As of the publication of this blog, OTAA has now certified 8 petitions under the Reversion 2021 criteria. These certifications cover an estimated 1,600 workers in 7 states.
by Tim Theberge, OTAA Staff
So, what does this mean?
For these 7 states, they will now need to make sure they are allocating costs appropriately when providing employment services under Sec. 235 of the Act. Under Reversion 2021, although TAA can pay for the initial assessment, all other employment services must be covered by partner programs. As we’ve discussed, these primary partners will be Wagner-Peyser (Title III) and the WIOA Dislocated Worker (Title I) programs.
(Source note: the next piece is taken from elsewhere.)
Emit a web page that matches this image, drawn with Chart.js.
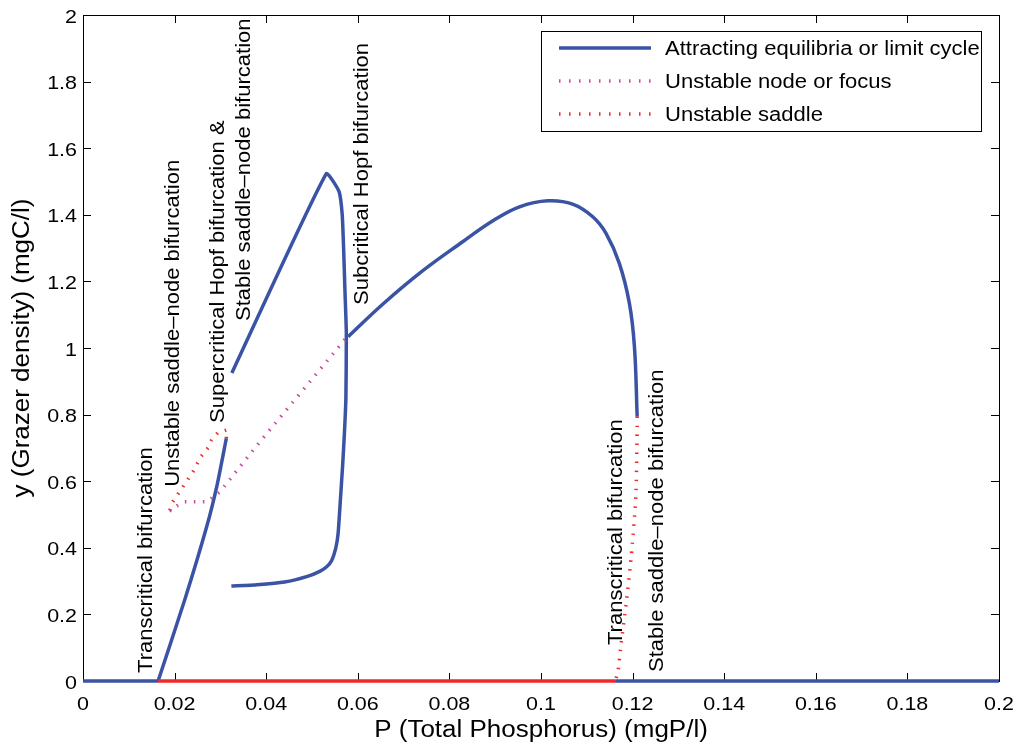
<!DOCTYPE html>
<html>
<head>
<meta charset="utf-8">
<script src="https://cdn.jsdelivr.net/npm/chart.js@4.4.1/dist/chart.umd.min.js"></script>
<style>
  html, body { margin: 0; padding: 0; background: #fff; }
  #wrap { width: 1016px; height: 745px; }
</style>
</head>
<body>
<div id="wrap"><canvas id="myChart" width="1016" height="745"></canvas></div>
<script>
// values
const xTicks = [0, 0.02, 0.04, 0.06, 0.08, 0.1, 0.12, 0.14, 0.16, 0.18, 0.2];
const xTickLabels = ['0', '0.02', '0.04', '0.06', '0.08', '0.1', '0.12', '0.14', '0.16', '0.18', '0.2'];
const yTicks = [0, 0.2, 0.4, 0.6, 0.8, 1, 1.2, 1.4, 1.6, 1.8, 2];
const yTickLabels = ['0', '0.2', '0.4', '0.6', '0.8', '1', '1.2', '1.4', '1.6', '1.8', '2'];

const trivLeftP = [0, 0.0164];
const trivLeftY = [0, 0];
const trivSaddleP = [0.0164, 0.1162];
const trivSaddleY = [0, 0];
const trivRightP = [0.1162, 0.2];
const trivRightY = [0, 0];

const lowStableP = [0.0164, 0.0222, 0.027, 0.0293, 0.0313];
const lowStableY = [0, 0.243, 0.463, 0.59, 0.729];

const leftSaddleP = [0.0313, 0.0314, 0.0294, 0.0281, 0.0273, 0.0257, 0.024, 0.0218, 0.0196, 0.0189];
const leftSaddleY = [0.729, 0.754, 0.745, 0.724, 0.7, 0.673, 0.628, 0.583, 0.538, 0.51];

const focusP = [0.0189, 0.0205, 0.0222, 0.027, 0.0299, 0.0386, 0.0571, 0.0579];
const focusY = [0.51, 0.526, 0.538, 0.538, 0.568, 0.718, 1.024, 1.034];

const cycleP = [0.0325, 0.0531, 0.0559, 0.0566, 0.0569, 0.0572, 0.0575, 0.0574, 0.0571, 0.0567,
  0.0562, 0.0557, 0.0552, 0.0543, 0.0532, 0.0518, 0.049, 0.044, 0.038, 0.0324];
const cycleY = [0.925, 1.523, 1.47, 1.4, 1.3, 1.17, 1.044, 0.85, 0.75, 0.65,
  0.544, 0.443, 0.4, 0.362, 0.343, 0.33, 0.314, 0.297, 0.289, 0.285];

const hopfP = [0.0579, 0.0655, 0.0742, 0.0829, 0.0895, 0.0953, 0.1015, 0.1069, 0.1113, 0.1142,
  0.1171, 0.1193, 0.1204, 0.121];
const hopfY = [1.034, 1.132, 1.232, 1.319, 1.382, 1.424, 1.442, 1.432, 1.394, 1.344,
  1.254, 1.134, 1.004, 0.794];

const rightSaddleP = [0.121, 0.121, 0.1207, 0.1197, 0.1186, 0.1175, 0.1168, 0.1162];
const rightSaddleY = [0.794, 0.754, 0.553, 0.373, 0.233, 0.113, 0.028, 0];

const noteText = ['Transcritical bifurcation', 'Unstable saddle\u2013node bifurcation',
  'Supercritical Hopf bifurcation &', 'Stable saddle\u2013node bifurcation',
  'Subcritical Hopf bifurcation', 'Transcritical bifurcation', 'Stable saddle\u2013node bifurcation'];
const noteP = [0.01505, 0.02094, 0.03075, 0.03642, 0.06216, 0.11778, 0.12672];
const noteY = [0.024, 0.583, 0.775, 1.081, 1.129, 0.108, 0.027];

const legendLabels = ['Attracting equilibria or limit cycle', 'Unstable node or focus', 'Unstable saddle'];

const BLUE = '#3a53a4';
const PINK = '#c8479f';
const RED = '#ee2b2b';
const FONT = '"Liberation Sans", Arial, sans-serif';
const SX = 1.13;

function pts(ps, ys) {
  return ps.map((p, i) => ({ x: p, y: ys[i] }));
}

function solid(ps, ys, color, tension) {
  return {
    data: pts(ps, ys), borderColor: color, borderWidth: 3.5, showLine: true,
    pointRadius: 0, tension: tension || 0, clip: 5, borderJoinStyle: 'round',
  };
}

function dotted(ps, ys, color, tension) {
  return {
    data: pts(ps, ys), borderColor: color, borderWidth: 3.5, showLine: true,
    pointRadius: 0, tension: tension || 0, clip: 5, borderDash: [1.5, 7.5], borderCapStyle: 'butt',
  };
}

function txt(ctx, s, x, y, size, align, rot) {
  ctx.save();
  ctx.translate(x, y);
  if (rot) ctx.rotate(-Math.PI / 2);
  ctx.scale(SX, 1);
  ctx.font = size + 'px ' + FONT;
  ctx.fillStyle = '#000';
  ctx.textAlign = align;
  ctx.textBaseline = 'alphabetic';
  ctx.fillText(s, 0, 0);
  ctx.restore();
}

const axesPlugin = {
  id: 'axesPlugin',
  beforeDatasetsDraw(chart) {
    const { ctx, chartArea: a, scales } = chart;
    ctx.save();
    ctx.strokeStyle = '#000';
    ctx.lineWidth = 1;
    ctx.strokeRect(a.left + 0.5, a.top + 0.5, a.right - a.left, a.bottom - a.top);
    ctx.beginPath();
    xTicks.forEach((v) => {
      const px = Math.round(scales.x.getPixelForValue(v)) + 0.5;
      ctx.moveTo(px, a.bottom); ctx.lineTo(px, a.bottom - 8);
      ctx.moveTo(px, a.top); ctx.lineTo(px, a.top + 8);
    });
    yTicks.forEach((v) => {
      const py = Math.round(scales.y.getPixelForValue(v)) + 0.5;
      ctx.moveTo(a.left, py); ctx.lineTo(a.left + 8, py);
      ctx.moveTo(a.right, py); ctx.lineTo(a.right - 8, py);
    });
    ctx.stroke();
    ctx.restore();
  },
  afterDraw(chart) {
    const { ctx, chartArea: a, scales } = chart;
    xTicks.forEach((v, i) => {
      txt(ctx, xTickLabels[i], scales.x.getPixelForValue(v), a.bottom + 29, 19, 'center');
    });
    yTicks.forEach((v, i) => {
      txt(ctx, yTickLabels[i], a.left - 6, scales.y.getPixelForValue(v) + 7.5, 19, 'right');
    });
    txt(ctx, 'P (Total Phosphorus) (mgP/l)', (a.left + a.right) / 2, 737, 23, 'center');
    txt(ctx, 'y (Grazer density) (mgC/l)', 29, (a.top + a.bottom) / 2, 23, 'center', true);

    noteText.forEach((s, i) => {
      txt(ctx, s, scales.x.getPixelForValue(noteP[i]), scales.y.getPixelForValue(noteY[i]), 19.5, 'left', true);
    });

    // legend box
    ctx.save();
    ctx.fillStyle = '#fff';
    ctx.fillRect(541, 31, 440, 100);
    ctx.strokeStyle = '#000';
    ctx.lineWidth = 1;
    ctx.strokeRect(541.5, 31.5, 440, 100);
    const rows = [48, 81, 114];
    const cols = [BLUE, PINK, RED];
    rows.forEach((ry, i) => {
      ctx.beginPath();
      ctx.strokeStyle = cols[i];
      ctx.lineWidth = 3.5;
      ctx.lineCap = 'butt';
      ctx.setLineDash(i === 0 ? [] : [1.5, 8.5]);
      ctx.moveTo(559, ry); ctx.lineTo(651, ry);
      ctx.stroke();
      txt(ctx, legendLabels[i], 665, ry + 7, 19.5, 'left');
    });
    ctx.restore();
  },
};

const ctx = document.getElementById('myChart').getContext('2d');
const myChart = new Chart(ctx, {
  type: 'scatter',
  data: {
    datasets: [
      dotted(focusP, focusY, PINK),
      dotted(leftSaddleP, leftSaddleY, RED),
      dotted(rightSaddleP, rightSaddleY, RED, 0.2),
      solid(trivSaddleP, trivSaddleY, RED),
      solid(trivLeftP, trivLeftY, BLUE),
      solid(trivRightP, trivRightY, BLUE),
      solid(lowStableP, lowStableY, BLUE, 0.2),
      solid(cycleP, cycleY, BLUE, 0.15),
      solid(hopfP, hopfY, BLUE, 0.4),
    ],
  },
  options: {
    responsive: false,
    animation: false,
    layout: { padding: { left: 83, right: 17, top: 15, bottom: 64 } },
    plugins: { legend: { display: false }, tooltip: { enabled: false } },
    scales: {
      x: { type: 'linear', min: 0, max: 0.2, display: false },
      y: { type: 'linear', min: 0, max: 2, display: false },
    },
  },
  plugins: [axesPlugin],
});
</script>
</body>
</html>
The limitation on funding employment services under TAA reinforces the regulatory requirement at 20 CFR 618.325 to co-enroll TAA participants in the WIOA Dislocated Worker program. This will ensure that appropriate employment services and support services are available the TAA participants under Reversion 2021.
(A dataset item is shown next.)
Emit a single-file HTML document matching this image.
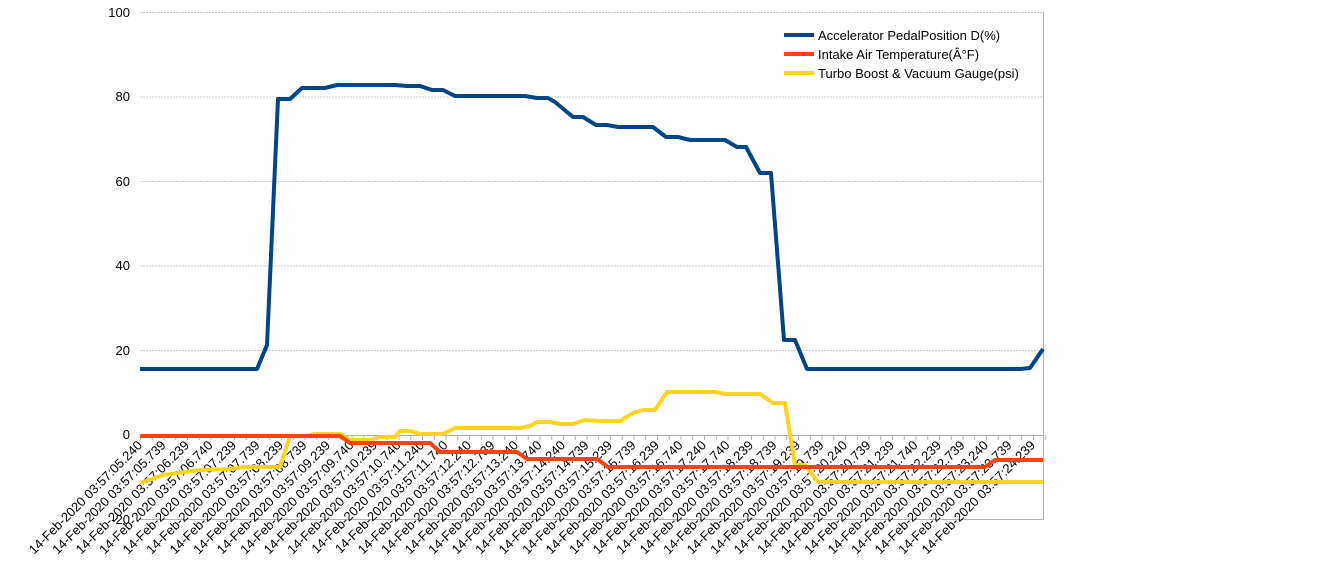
<!DOCTYPE html>
<html><head><meta charset="utf-8"><style>
body{margin:0;background:#fff;}
svg{display:block;font-family:"Liberation Sans",sans-serif;}
</style></head><body>
<svg width="1323" height="575" viewBox="0 0 1323 575">
<g stroke="#c8c8c8" stroke-width="1" stroke-dasharray="2,1">
<line x1="140" y1="12.5" x2="1043" y2="12.5"/>
<line x1="140" y1="97" x2="1043" y2="97"/>
<line x1="140" y1="181.5" x2="1043" y2="181.5"/>
<line x1="140" y1="266" x2="1043" y2="266"/>
<line x1="140" y1="350.5" x2="1043" y2="350.5"/>
</g>
<line x1="140" y1="519.5" x2="1043" y2="519.5" stroke="#b3b3b3"/>
<line x1="140" y1="435.5" x2="1043" y2="435.5" stroke="#b3b3b3"/>
<line x1="1043.5" y1="12" x2="1043.5" y2="520" stroke="#b3b3b3"/>
<g id="ticks" stroke="#b3b3b3"></g>
<g font-size="13" fill="#000" text-anchor="end">
<text x="130" y="17">100</text>
<text x="130" y="101">80</text>
<text x="130" y="186">60</text>
<text x="130" y="270">40</text>
<text x="130" y="355">20</text>
<text x="130" y="439">0</text>
<text x="130" y="524">-20</text>
</g>
<g id="xl" font-size="13" fill="#000" text-anchor="end"></g>
<polyline fill="none" stroke="#ffd320" stroke-width="4" stroke-linejoin="round" points="140,483 163,475 200,470 230,469 245,467 280,467 290,436 305,436 315,434 340,434 350,440 370,440 380,437 395,437 400,431 410,431 420,434 443,434 455,428 520,428 530,426 537,422 550,422 560,424 573,424 585,420 600,421 620,421 633,413 643,410 655,410 667,392 715,392 725,394 760,394 773,403 785,403 795,465 805,465 818,482 1043,482"/>
<polyline fill="none" stroke="#ff420e" stroke-width="4" stroke-linejoin="round" points="140,436 340,436 350,443 430,443 440,452 517,452 527,459 597,459 608,467 985,467 995,460 1043,460"/>
<polyline fill="none" stroke="#004586" stroke-width="4" stroke-linejoin="round" points="140,369 257,369 267,345 278,99 290,99 302,88 325,88 337,85 395,85 407,86 420,86 432,90 443,90 455,96 525,96 537,98 548,98 555,102 573,117 583,117 596,125 607,125 618,127 653,127 666,137 678,137 690,140 725,140 737,147 746,147 760,173 771,173 784,340 795,340 807,369 1020,369 1030,368 1043,349"/>
<g font-size="13" fill="#000">
<rect x="784" y="33" width="30" height="4" fill="#004586"/><text x="818" y="40">Accelerator PedalPosition D(%)</text>
<rect x="784" y="52" width="30" height="4" fill="#ff420e"/><text x="818" y="59">Intake Air Temperature(Â°F)</text>
<rect x="784" y="71" width="30" height="4" fill="#ffd320"/><text x="818" y="78">Turbo Boost &amp; Vacuum Gauge(psi)</text>
</g>
</svg>
<script>
var labs="05.240 05.739 06.239 06.740 07.239 07.739 08.239 08.739 09.239 09.740 10.239 10.740 11.240 11.740 12.240 12.739 13.240 13.740 14.240 14.739 15.239 15.739 16.239 16.740 17.240 17.740 18.239 18.739 19.239 19.739 20.240 20.739 21.239 21.740 22.239 22.739 23.240 23.739 24.239".split(" ");
var ns="http://www.w3.org/2000/svg",g=document.getElementById("xl"),t=document.getElementById("ticks");
for(var i=0;i<labs.length;i++){var x=140+i*23.5;var e=document.createElementNS(ns,"text");e.setAttribute("transform","translate("+(x+3)+",446) rotate(-45)");e.textContent="14-Feb-2020 03:57:"+labs[i];g.appendChild(e);}
for(var j=0;j<78;j++){var x2=140.5+j*11.75;var l=document.createElementNS(ns,"line");l.setAttribute("x1",x2);l.setAttribute("x2",x2);l.setAttribute("y1",435);l.setAttribute("y2",440);t.appendChild(l);}
</script>
</body></html>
One of the most significant impacts of Reversion 2021 is the tightening of deadlines for enrollment in training. Instead of 26 weeks from certification or separation, workers now have only 8 weeks from certification, or 16 weeks from separation, whichever is later, to enroll in training. The national average on training enrollment is 24 weeks. Meeting the new deadlines will be challenging and will require states to be more vigilant on outreach to workers and working with them to explore training opportunities at a faster pace. As a reminder on this, there is still no waiver available for “the participant is still exploring their training options.”
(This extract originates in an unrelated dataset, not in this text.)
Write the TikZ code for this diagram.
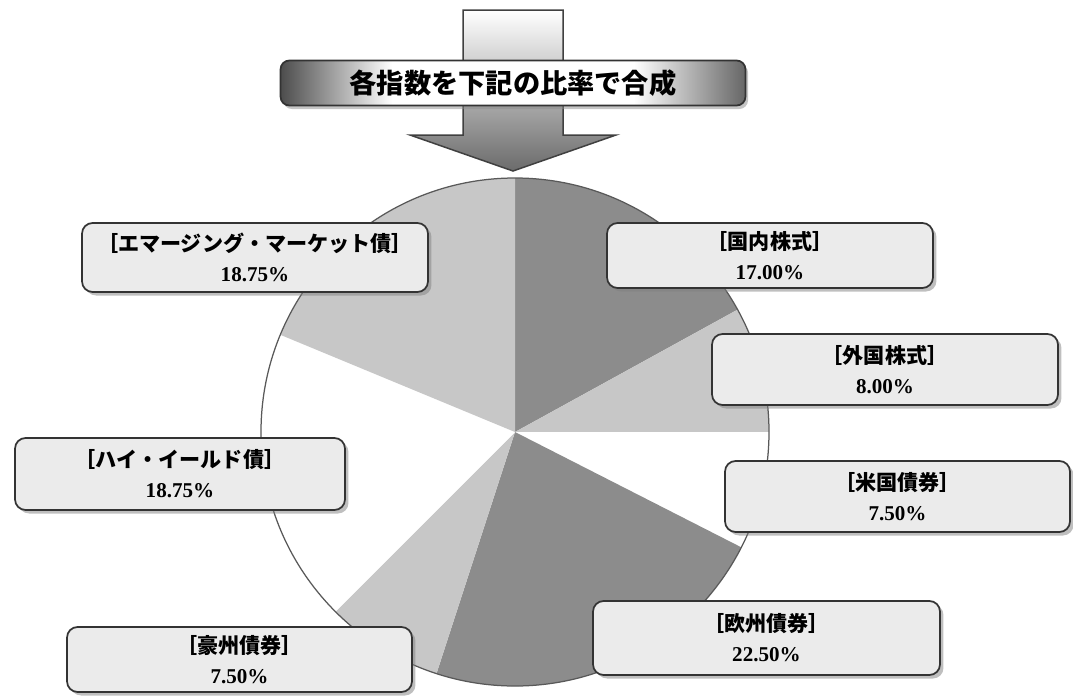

Another tighter deadline is the one for qualifying reemployment under ATAA. Workers must now find qualifying reemployment within 26 weeks of their separations. For some older workers under these 8 certifications, they may already be approaching that deadline. States must ensure that the older workers from these groups are aware of this deadline.
Earnings and Elections
Although the types of TRA and duration of TRA remain unchanged from the 2015 provisions, workers will no longer be able to earn up to their weekly benefit amount without penalty. In addition, at the end of their benefit year, many workers will move back onto a UI claim – which is usually lower than their TRA amount. Case managers should make sure that participants are aware of this and that earnings while in training may impact their benefits at the end of their benefit year.
In order to assist states with implementing the Reversion 2021 provisions, there is now a Trade 101 slide deck with a recording available that may help state and local staff with understanding TAA through the lens of Reversion 2021. Any states with specific questions should address them to the appropriate ETA Regional Office.